Solr Collection vs Cores
From the SolrCloud Documentation
Collection: A single search index.
Shard: A logical section of a single collection (also called Slice). Sometimes people will talk about "Shard" in a physical sense (a manifestation of a logical shard)
Replica: A physical manifestation of a logical Shard, implemented as a single Lucene index on a SolrCore
Leader: One Replica of every Shard will be designated as a Leader to coordinate indexing for that Shard
SolrCore: Encapsulates a single physical index. One or more make up logical shards (or slices) which make up a collection.
Node: A single instance of Solr. A single Solr instance can have multiple SolrCores that can be part of any number of collections.
Cluster: All of the nodes you are using to host SolrCores.
So basically a Collection (Logical group) has multiple cores (physical indexes).
Also, check the discussion
Core
In Solr, a core
is composed of a set of configuration files, Lucene index files, and Solr’s
transaction log.
a Solr core is a uniquely named, managed, and configured index running in a Solr server; a Solr server can host one or more cores.

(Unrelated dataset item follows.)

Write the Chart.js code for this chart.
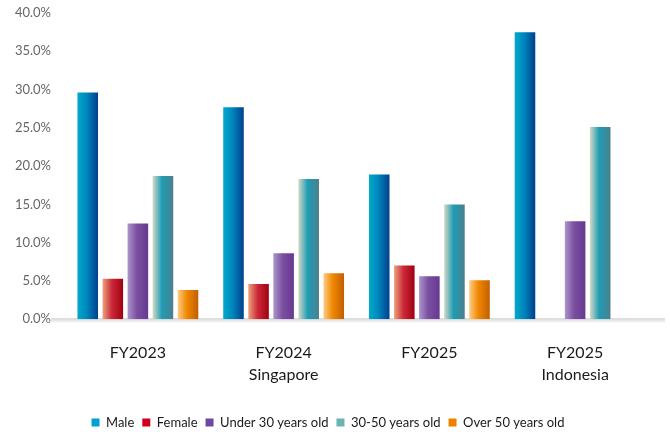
<!doctype html>
<html lang="en">
<head>
<meta charset="utf-8">
<title>Turnover chart</title>
<style>
  *{ margin:0; padding:0; box-sizing:border-box; }
  body{ background:#fff; }
  .chartbox{ width:670px; height:434px; }
</style>
</head>
<body>
<div class="chartbox"><canvas id="myChart"></canvas></div>
<script src="https://cdn.jsdelivr.net/npm/chart.js@4.4.1/dist/chart.umd.min.js"></script>
<script>
const categories = [['FY2023'], ['FY2024', 'Singapore'], ['FY2025'], ['FY2025', 'Indonesia']];
const male = [29.6, 27.7, 18.9, 37.5];
const female = [5.3, 4.6, 7.0, null];
const under30 = [12.5, 8.6, 5.6, 12.8];
const age30to50 = [18.7, 18.3, 15.0, 25.1];
const over50 = [3.8, 6.0, 5.1, null];
const yTicks = [0, 5, 10, 15, 20, 25, 30, 35, 40];

// solid colour for the legend, gradient stops for the bars
const seriesStyle = [
  { label: 'Male', data: male, color: '#00a0d2', stops: ['#00aacb', '#0086bd', '#003f8c'] },
  { label: 'Female', data: female, color: '#d0001c', stops: ['#eba47c', '#cc2a3a', '#a0000f'] },
  { label: 'Under 30 years old', data: under30, color: '#6f47a0', stops: ['#ac96cc', '#7a4f9f', '#673892'] },
  { label: '30-50 years old', data: age30to50, color: '#6ab5b1', stops: ['#d3d8c7', '#1e9db4', '#4b7f8e'] },
  { label: 'Over 50 years old', data: over50, color: '#ef8100', stops: ['#fdcc84', '#ef8700', '#c25f00'] }
];

const barShading = {
  id: 'barShading',
  beforeDatasetsDraw(chart) {
    const ctx = chart.ctx;
    const y0 = chart.scales.y.getPixelForValue(0);
    // floor strip
    const fg = ctx.createLinearGradient(0, y0 - 1, 0, y0 + 4);
    fg.addColorStop(0, '#d4d4d4');
    fg.addColorStop(1, '#ffffff');
    ctx.save();
    ctx.fillStyle = fg;
    ctx.fillRect(chart.chartArea.left - 14, y0 - 1, chart.width - chart.chartArea.left + 9, 5);
    ctx.restore();

    chart.data.datasets.forEach((ds, i) => {
      const st = seriesStyle[i].stops;
      chart.getDatasetMeta(i).data.forEach(bar => {
        const { x, width } = bar.getProps(['x', 'width'], true);
        if (!isFinite(x) || !width) return;
        const g = ctx.createLinearGradient(x - width / 2, 0, x + width / 2, 0);
        g.addColorStop(0, st[0]);
        g.addColorStop(0.45, st[1]);
        g.addColorStop(1, st[2]);
        bar.options = Object.assign({}, bar.options, { backgroundColor: g });
      });
    });
  }
};

const ctx = document.getElementById('myChart').getContext('2d');
const myChart = new Chart(ctx, {
  type: 'bar',
  data: {
    labels: categories,
    datasets: seriesStyle.map(s => ({
      label: s.label,
      data: s.data,
      backgroundColor: s.color,
      borderWidth: 0,
      barPercentage: 0.82,
      categoryPercentage: 0.86
    }))
  },
  options: {
    responsive: true,
    maintainAspectRatio: false,
    animation: false,
    layout: { padding: { left: 8, right: 22, top: 13, bottom: -5 } },
    plugins: {
      tooltip: { enabled: false },
      legend: {
        position: 'bottom',
        labels: {
          boxWidth: 8,
          boxHeight: 8,
          padding: 8,
          color: '#1a1a1a',
          font: { family: 'Lato', size: 13 }
        }
      }
    },
    scales: {
      x: {
        grid: { display: false, drawTicks: false },
        border: { display: false },
        ticks: { color: '#1a1a1a', font: { family: 'Lato', size: 16, lineHeight: 1.4 }, padding: 22 }
      },
      y: {
        min: 0,
        max: 40,
        afterBuildTicks(scale) { scale.ticks = yTicks.map(v => ({ value: v })); },
        afterFit(scale) {
          scale.width = 57;
          scale.paddingTop = 0;
          scale.paddingBottom = 0;
        },
        grid: { display: false, drawTicks: false },
        border: { display: false },
        ticks: {
          color: '#666666',
          font: { family: 'Lato', size: 13 },
          padding: 14,
          callback: v => v.toFixed(1) + '%'
        }
      }
    }
  },
  plugins: [barShading]
});
</script>
</body>
</html>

A core is typically used to separate documents that have different schemas
collection
Solr also uses the term collection
, which only has meaning in the context
of a Solr cluster in which a single index is distributed across multiple servers.
SolrCloud introduces the concept of a collection
, which extends the concept of a uniquely
named, managed, and configured index to one that is split into shards and distributed
across multiple servers.
As per my understanding:
In distributed search,
Collection is a logical index spread across multiple servers. Core is that part of server which runs one collection.
In non-distributed search,
Single server running the Solr can have multiple collections and each of those collection is also a core. So collection and core are same if search is not distributed.
Summary
- Collection per server is called a core.
- Collection is same as an index.
- One Solr server can have many cores.
- Collection is a logical index (Example usage for multiple collections: Say two teams in same group are not big enough to justify a full Solr server of their own. But they also do not want to mix their data in a single index. They can then create separate collections/indexes which will keep their data separate).
- Its better to use a separate Solr Cloud rather than create collections if the data for a collection is big enough (not sure, comments please?)
Single instance
On a single instance, Solr has something called a SolrCore that is essentially a single index. If you want multiple indexes, you create multiple SolrCores.
Solr Cloud
With SolrCloud, a single index can span multiple Solr instances. This means that a single index can be made up of multiple SolrCore's on different machines. We call all of these SolrCores that make up one logical index a collection.
A collection is a essentially a single index that spans many SolrCore's, both for index scaling as well as redundancy. If you wanted to move your 2 SolrCore Solr setup to SolrCloud, you would have 2 collections, each made up of multiple individual SolrCores.
From Solr Wiki:
Collections are made up of one or more shards. Shards have one or more replicas. Each replica is a core. A single collection represents a single logical index.